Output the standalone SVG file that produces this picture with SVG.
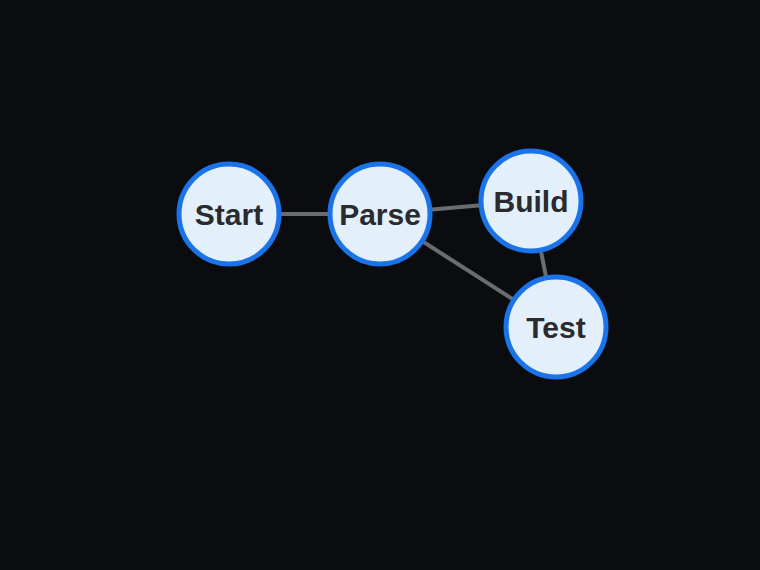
<svg xmlns="http://www.w3.org/2000/svg" width="760" height="570" viewBox="0 0 760 570">
<style>
.node circle{fill:#e3effb;stroke:#1a73e8;stroke-width:5}
.node text{font-family:"Liberation Sans",Arial,sans-serif;font-weight:bold;font-size:30px;fill:#2a2b2e;text-anchor:middle;dominant-baseline:central}
.edges line{stroke:#6b6c70;stroke-width:4}
</style>
<rect width="760" height="570" fill="#0b0c10"/>
<g class="edges">
<line x1="229" y1="214" x2="380" y2="214"/>
<line x1="380" y1="214" x2="531" y2="201"/>
<line x1="380" y1="214" x2="556" y2="327"/>
<line x1="531" y1="201" x2="556" y2="327"/>
</g>
<g id="start" class="node"><circle cx="229" cy="214" r="50"/><text x="229" y="214">Start</text></g>
<g id="parse" class="node"><circle cx="380" cy="214" r="50"/><text x="380" y="214">Parse</text></g>
<g id="build" class="node"><circle cx="531" cy="201" r="50"/><text x="531" y="201">Build</text></g>
<g id="test" class="node"><circle cx="556" cy="327" r="50"/><text x="556" y="327">Test</text></g>
</svg>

### WHAT TO WORK ON
Reproduce every line precisely as given, omitting all pictures.

### REPLY TO THE EXERCISE
Output the standalone SVG file that produces this picture with SVG.
<svg xmlns="http://www.w3.org/2000/svg" width="760" height="570" viewBox="0 0 760 570">
<style>
.node circle{fill:#e3effb;stroke:#1a73e8;stroke-width:5}
.node text{font-family:"Liberation Sans",Arial,sans-serif;font-weight:bold;font-size:30px;fill:#2a2b2e;text-anchor:middle;dominant-baseline:central}
.edges line{stroke:#6b6c70;stroke-width:4}
</style>
<rect width="760" height="570" fill="#0b0c10"/>
<g class="edges">
<line x1="229" y1="214" x2="380" y2="214"/>
<line x1="380" y1="214" x2="531" y2="201"/>
<line x1="380" y1="214" x2="556" y2="327"/>
<line x1="531" y1="201" x2="556" y2="327"/>
</g>
<g id="start" class="node"><circle cx="229" cy="214" r="50"/><text x="229" y="214">Start</text></g>
<g id="parse" class="node"><circle cx="380" cy="214" r="50"/><text x="380" y="214">Parse</text></g>
<g id="build" class="node"><circle cx="531" cy="201" r="50"/><text x="531" y="201">Build</text></g>
<g id="test" class="node"><circle cx="556" cy="327" r="50"/><text x="556" y="327">Test</text></g>
</svg>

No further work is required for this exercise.